Demand for Egyptian fruit and vegetables has been on the rise recently, despite the disruptive effects of the Covid-19 pandemic on global markets.
According to the Central Administration for Agricultural Quarantine (CAAQ), an agency of the Ministry of Agriculture, exports of Egyptian fruit and vegetables has reached 2.77 million tons since the beginning of 2020, and the number is expected to hit 5.5 million tons by the end of the year.
Total exports of fruit and vegetables in 2019 were 5.4 million tons.
Ahmed Al-Attar, head of the CAAQ, said in a press statement earlier this week that the exports mainly included citrus fruit, potatoes, and onions. He added that Egypt is the current leader in the worldwide exports of citrus fruit, mainly oranges, with annual exports of 1.8 million tons and accounting for nearly 40 per cent of the global exports of oranges.
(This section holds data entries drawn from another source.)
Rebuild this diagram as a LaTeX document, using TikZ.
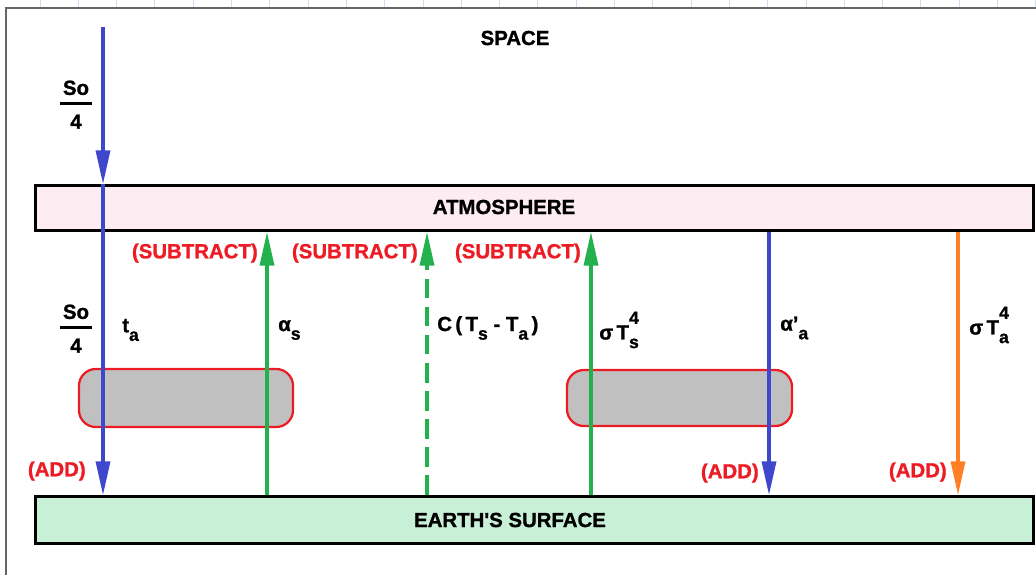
\documentclass[tikz,border=0pt]{standalone}
\usepackage{fontspec}
\setmainfont{Liberation Sans}[BoldFeatures={FakeBold=1.2}]
\usetikzlibrary{arrows.meta}
\definecolor{fluxblue}{RGB}{63,72,204}
\definecolor{fluxgreen}{RGB}{34,177,76}
\definecolor{fluxorange}{RGB}{255,127,39}
\definecolor{signred}{RGB}{237,28,36}
\definecolor{atmpink}{RGB}{253,236,242}
\definecolor{earthgreen}{RGB}{200,240,214}
\definecolor{cloudgray}{RGB}{192,192,192}
\definecolor{gridblue}{RGB}{205,222,240}
\newcommand{\lowsub}[1]{\raisebox{-0.8ex}{\fontsize{12.5}{12}\selectfont #1}}
\newcommand{\supsub}[2]{\rlap{\raisebox{1.45ex}{\fontsize{12.5}{12}\selectfont #1}}\lowsub{#2}}
\newcommand{\sofrac}{\setlength{\arrayrulewidth}{2pt}\begin{tabular}{@{\,}c@{\,}}So\\\hline\rule{0pt}{17pt}4\end{tabular}}

\begin{document}
\begin{tikzpicture}[x=0.025cm, y=-0.025cm,
  txt/.style={font=\fontsize{14.5}{17}\selectfont\bfseries, inner sep=0pt},
  signtxt/.style={txt, text=signred, anchor=east},
  layerbox/.style={draw=black, line width=2pt, minimum width=24.95cm, minimum height=1.125cm, inner sep=0pt},
  cloudbox/.style={draw=signred, fill=cloudgray, line width=1.6pt, rounded corners=12pt, inner sep=0pt},
  flux/.style={line width=2.3pt, -{Triangle[length=24pt, width=10pt]}}]
  \useasboundingbox (0,0) rectangle (1036,575);
  \foreach \x in {40,78.3,...,1036}
    \draw[gridblue, line width=0.6pt] (\x,0) -- (\x,7);
  \draw[black!60, line width=1.4pt] (6,575) -- (6,8) -- (1036,8);

  \node[layerbox, fill=atmpink] (atm) at (534.5,208) {};
  \node[layerbox, fill=earthgreen, minimum height=1.175cm] (earth) at (534.5,520) {};
  \node[cloudbox, minimum width=5.35cm, minimum height=1.45cm] (cloudL) at (186,398) {};
  \node[cloudbox, minimum width=5.625cm, minimum height=1.4cm] (cloudR) at (679.5,398) {};
  \node[txt] (spacetxt) at (515,38) {SPACE};
  \node[txt] (atmtxt) at (504,207) {ATMOSPHERE};
  \node[txt] (earthtxt) at (510,520) {EARTH\textquotesingle S SURFACE};

  \foreach \n/\x in {1/103, 2/267, 3/427, 4/591, 5/769, 6/958}
    \coordinate (col\n) at (\x,0);
  \coordinate (sun) at (103,27);

  \draw[flux, fluxblue] (sun) -- (atm.north -| col1);
  \draw[flux, fluxblue] (atm.north -| col1) -- (earth.north -| col1);
  \foreach \n in {2,4}
    \draw[flux, fluxgreen] (earth.north -| col\n) -- (atm.south -| col\n);
  \draw[flux, fluxgreen, dash pattern=on 14pt off 6pt] (earth.north -| col3) -- (atm.south -| col3);
  \draw[flux, fluxblue] (atm.south -| col5) -- (earth.north -| col5);
  \draw[flux, fluxorange] (atm.south -| col6) -- (earth.north -| col6);

  \node[txt] (sofracTop) at (76,107) {\sofrac};
  \node[txt] (sofracLow) at (76,331) {\sofrac};
  \node[txt, anchor=west] (talab) at (122,330) {t\lowsub{a}};
  \node[txt, anchor=west] (alphaS) at (278,330) {α\lowsub{s}};
  \node[txt, anchor=west] (convlab) at (437,328) {C\,(\,T\lowsub{s} - T\lowsub{a}\,)};
  \node[txt, anchor=west] (sigmaS) at (599,330) {σ\,T\supsub{4}{s}};
  \node[txt, anchor=west] (alphaA) at (780,328) {α’\lowsub{a}};
  \node[txt, anchor=west] (sigmaA) at (969,325) {σ\,T\supsub{4}{a}};

  \foreach \n/\x in {1/258, 2/418, 3/581}
    \node[signtxt] (sub\n) at (\x,253) {(SUBTRACT)};
  \node[signtxt] (addL) at (86,471) {(ADD)};
  \node[signtxt] (addM) at (759,473) {(ADD)};
  \node[signtxt] (addR) at (947,472) {(ADD)};
\end{tikzpicture}
\end{document}
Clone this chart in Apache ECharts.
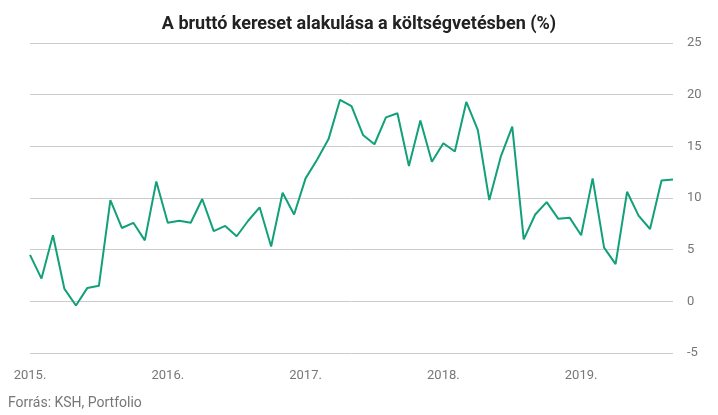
<!DOCTYPE html>
<html><head><meta charset="utf-8">
<script src="https://cdn.jsdelivr.net/npm/echarts@6/dist/echarts.min.js"></script>
<style>html,body{margin:0;padding:0;background:#fff}#c{width:718px;height:415px}</style>
</head><body><div id="c"></div>
<script>
const years = ['2015.','2016.','2017.','2018.','2019.'];
const months = [];
years.forEach(y => { for (let m = 1; m <= 12; m++) months.push(y + m); });
const values = [
  4.5, 2.2, 6.4, 1.2, -0.4, 1.3, 1.5, 9.8, 7.1, 7.6, 5.9, 11.6,
  7.6, 7.8, 7.6, 9.9, 6.8, 7.3, 6.3, 7.8, 9.1, 5.3, 10.5, 8.4,
  11.9, 13.7, 15.7, 19.5, 18.9, 16.1, 15.2, 17.8, 18.2, 13.1, 17.5, 13.5,
  15.3, 14.5, 19.3, 16.6, 9.8, 14.0, 16.9, 6.0, 8.4, 9.6, 8.0, 8.1,
  6.4, 11.9, 5.2, 3.6, 10.6, 8.3, 7.0, 11.7, 11.8
];
const cats = months.slice(0, values.length);
const chart = echarts.init(document.getElementById('c'));
chart.setOption({
  animation: false,
  title: { text: 'A bruttó kereset alakulása a költségvetésben (%)', left: 'center', top: 10,
    textStyle: { fontFamily: 'Roboto', fontSize: 18, fontWeight: 'bold', color: '#222' } },
  graphic: [{ type: 'text', left: 8, top: 396, style: { text: 'Forrás: KSH, Portfolio', fill: '#777', font: '14px Roboto' } }],
  grid: { left: 30, right: 45, top: 43, bottom: 62 },
  xAxis: { type: 'category', data: cats, boundaryGap: false,
    axisLine: { show: false }, axisTick: { show: false },
    axisLabel: { interval: (i) => i % 12 === 0, formatter: (v) => v.slice(0, 5),
      color: '#777', fontFamily: 'Roboto', fontSize: 13, margin: 16 } },
  yAxis: { type: 'value', position: 'right', min: -5, max: 25, interval: 5,
    axisLine: { show: false }, axisTick: { show: false },
    splitLine: { lineStyle: { color: '#ccc' } },
    axisLabel: { color: '#777', fontFamily: 'Roboto', fontSize: 13, margin: 14 } },
  series: [{ type: 'line', data: values, showSymbol: false,
    lineStyle: { color: '#12a079', width: 2 } }]
});
</script></body></html>
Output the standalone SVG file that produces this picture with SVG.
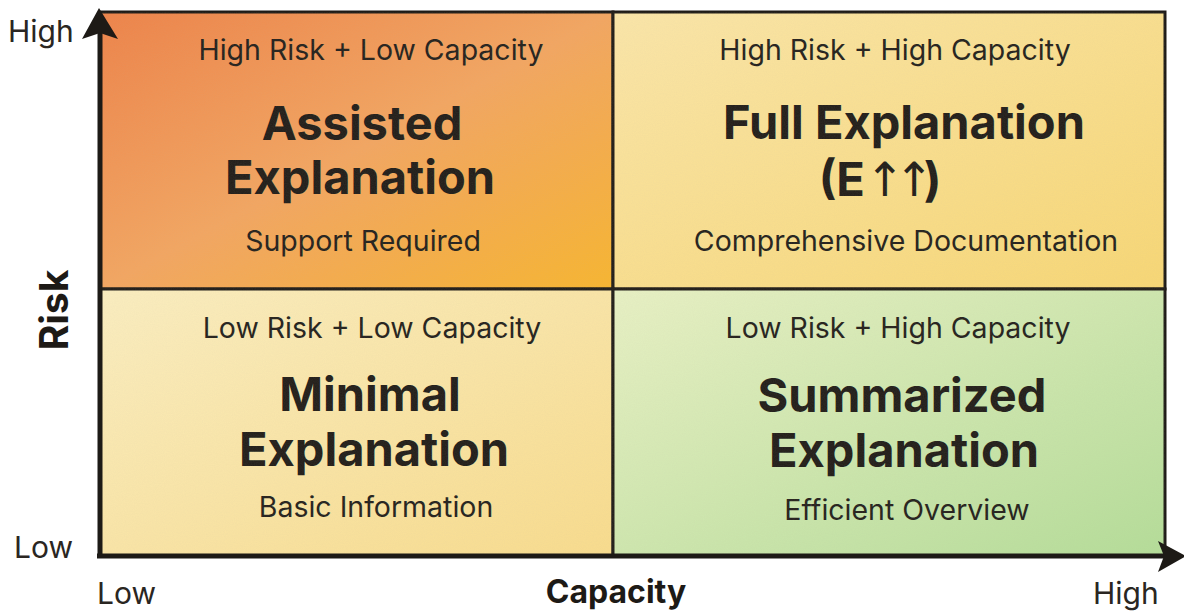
<svg xmlns="http://www.w3.org/2000/svg" width="1184" height="614" viewBox="0 0 1184 614">
  <defs>
    <linearGradient id="gTL" x1="0" y1="0" x2="1" y2="1">
      <stop offset="0" stop-color="#ee8248"/>
      <stop offset="0.5" stop-color="#f3a560"/>
      <stop offset="1" stop-color="#f8b52e"/>
    </linearGradient>
    <linearGradient id="gTR" x1="0" y1="0" x2="1" y2="1">
      <stop offset="0" stop-color="#fbe6a8"/>
      <stop offset="1" stop-color="#f8d774"/>
    </linearGradient>
    <linearGradient id="gBL" x1="0" y1="0" x2="1" y2="1">
      <stop offset="0" stop-color="#fbeec0"/>
      <stop offset="1" stop-color="#f9dc8c"/>
    </linearGradient>
    <linearGradient id="gBR" x1="0" y1="0" x2="1" y2="1">
      <stop offset="0" stop-color="#e8f1c4"/>
      <stop offset="1" stop-color="#b4dd98"/>
    </linearGradient>
    <filter id="grain" x="0" y="0" width="100%" height="100%">
      <feTurbulence type="fractalNoise" baseFrequency="0.9" numOctaves="2" seed="3"/>
      <feColorMatrix type="matrix" values="0 0 0 0 0.5  0 0 0 0 0.45  0 0 0 0 0.35  0 0 0 0.10 0"/>
    </filter>
    <style>
      .sub { font-family: Inter, "Noto Sans", "Liberation Sans", sans-serif; font-size: 28.5px; fill: #231f1b; text-anchor: middle; }
      .ttl { font-family: Inter, "Noto Sans", "Liberation Sans", sans-serif; font-size: 47px; font-weight: 700; fill: #201c18; text-anchor: middle; }
      .thin { font-weight: 400; font-family: "DejaVu Sans", sans-serif; letter-spacing: -10px; }
      .ax { font-family: Inter, "Noto Sans", "Liberation Sans", sans-serif; font-size: 30px; fill: #2a2622; }
      .axb { font-family: Inter, "Noto Sans", "Liberation Sans", sans-serif; font-size: 32px; font-weight: 700; fill: #1d1a16; text-anchor: middle; }
      .cell { stroke: #1e1b17; stroke-width: 3; }
    </style>
  </defs>

  <rect width="1184" height="614" fill="#ffffff"/>

  <!-- quadrant: high risk, low capacity -->
  <g id="assisted">
    <rect class="cell" x="100" y="12" width="513" height="277" fill="url(#gTL)"/>
    <text class="sub" x="371" y="60">High Risk + Low Capacity</text>
    <text class="ttl" x="362" y="140">Assisted</text>
    <text class="ttl" x="360" y="194">Explanation</text>
    <text class="sub" x="363" y="251">Support Required</text>
  </g>

  <!-- quadrant: high risk, high capacity -->
  <g id="full">
    <rect class="cell" x="613" y="12" width="552" height="277" fill="url(#gTR)"/>
    <text class="sub" x="895" y="60">High Risk + High Capacity</text>
    <text class="ttl" x="904" y="139">Full Explanation</text>
    <text class="ttl" x="880" y="196">(E<tspan class="thin">↑↑</tspan>)</text>
    <text class="sub" x="906" y="251">Comprehensive Documentation</text>
  </g>

  <!-- quadrant: low risk, low capacity -->
  <g id="minimal">
    <rect class="cell" x="100" y="289" width="513" height="267" fill="url(#gBL)"/>
    <text class="sub" x="372" y="338">Low Risk + Low Capacity</text>
    <text class="ttl" x="370" y="411">Minimal</text>
    <text class="ttl" x="374" y="466">Explanation</text>
    <text class="sub" x="376" y="517">Basic Information</text>
  </g>

  <!-- quadrant: low risk, high capacity -->
  <g id="summarized">
    <rect class="cell" x="613" y="289" width="552" height="267" fill="url(#gBR)"/>
    <text class="sub" x="898" y="338">Low Risk + High Capacity</text>
    <text class="ttl" x="902" y="412">Summarized</text>
    <text class="ttl" x="904" y="467">Explanation</text>
    <text class="sub" x="907" y="520">Efficient Overview</text>
  </g>

  <!-- paper grain over the grid -->
  <rect x="100" y="12" width="1065" height="544" filter="url(#grain)" pointer-events="none"/>

  <!-- axes -->
  <g id="axes" fill="none" stroke="#1d1a16">
    <line x1="100" y1="558" x2="100" y2="30" stroke-width="5"/>
    <path d="M99,8 L118,39 L100,33 L82,39 z" fill="#1d1a16" stroke="none"/>
    <line x1="97" y1="556" x2="1165" y2="556" stroke-width="5"/>
    <path d="M1186,556 L1158,541 L1164,556 L1158,572 z" fill="#1d1a16" stroke="none"/>
  </g>

  <!-- axis labels -->
  <g id="axis-labels">
    <text class="ax" x="8" y="42">High</text>
    <text class="ax" x="14" y="558">Low</text>
    <text class="ax" x="97" y="604">Low</text>
    <text class="ax" x="1093" y="604">High</text>
    <text class="axb" x="616" y="603">Capacity</text>
    <text class="axb" style="font-size:39px" transform="translate(68,310) rotate(-90)">Risk</text>
  </g>
</svg>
He explained that since January Egypt had exported 1.2 million tons of citrus fruit, 550,000 tons of potatoes, and about 400,000 tons of onions. “Egypt has been able to impose itself strongly in the field of exporting oranges globally despite intense competition from Spain,” Al-Attar said.
He also announced that Egypt had managed to open up four new markets for the first time despite the coronavirus crisis, namely Australia for the export of dates, New Zealand for oranges, Brazil for various citrus fruit, and Mauritius for potatoes.
“This was done despite the difficulty of opening up new markets and the length of the negotiations that can come with such a process,” he said. “Egypt is now even exporting oranges to Spain, the second largest exporter of citrus fruit,” he added.
He said that Egyptian citrus fruit had a solid global reputation, especially oranges. The country had careful control systems for agricultural quarantine according to the specifications of each country.
Spokesperson for the Ministry of Agriculture and Land Reclamation Mohamed Al-Kersh said that every effort had been made to apply quality standards to the products, notably through a coding system tracking every product until it reached the consumer. He said 5,000 people had been trained to apply the new system.
He added that the ministry had increased the number of citrus-fruit trees in Egypt by 5.1 per cent in 2019, contributing to increasing production by about 10 per cent. This had helped Egypt to export to more than 140 countries, including those in the European Union, Russia, Saudi Arabia, Argentina and Serbia, he added.
Mohsen Al-Beltagi, head of the Horticultural Export Improvement Association, attributed the increase in agricultural exports to the fact that many countries, especially in the European Union, were suffering from shortages of agricultural products due to lockdowns introduced to halt the spread of the coronavirus and these had provided opportunities for the Egyptian market.
He expected exports of vegetables and fruit to increase by five to 10 per cent by the end of the year, driven by increased demand from Arab and European countries.
Egypt has about 12.3 million orange trees with a production capacity of 3.45 million tons. Revenues from exporting the fruit totaled $662 million in 2019, Al-Beltagi stated, adding that Egypt had increased its number of orange trees by 44 per cent over the past 10 years.
Russia tops the list of countries importing oranges grown in Egypt, with Russian imports of Egyptian oranges reaching 284,000 tons, followed by Saudi Arabia at 271,000 tons, China at 214,000 tons, and the Netherlands at 130,000 tons.
The Industry Committee of parliament called on Sunday for the development of an integrated strategy to take advantage of the global recession that has emerged as a result of the coronavirus pandemic and the need of many countries to find ways of meeting their consumption needs, especially of agricultural products.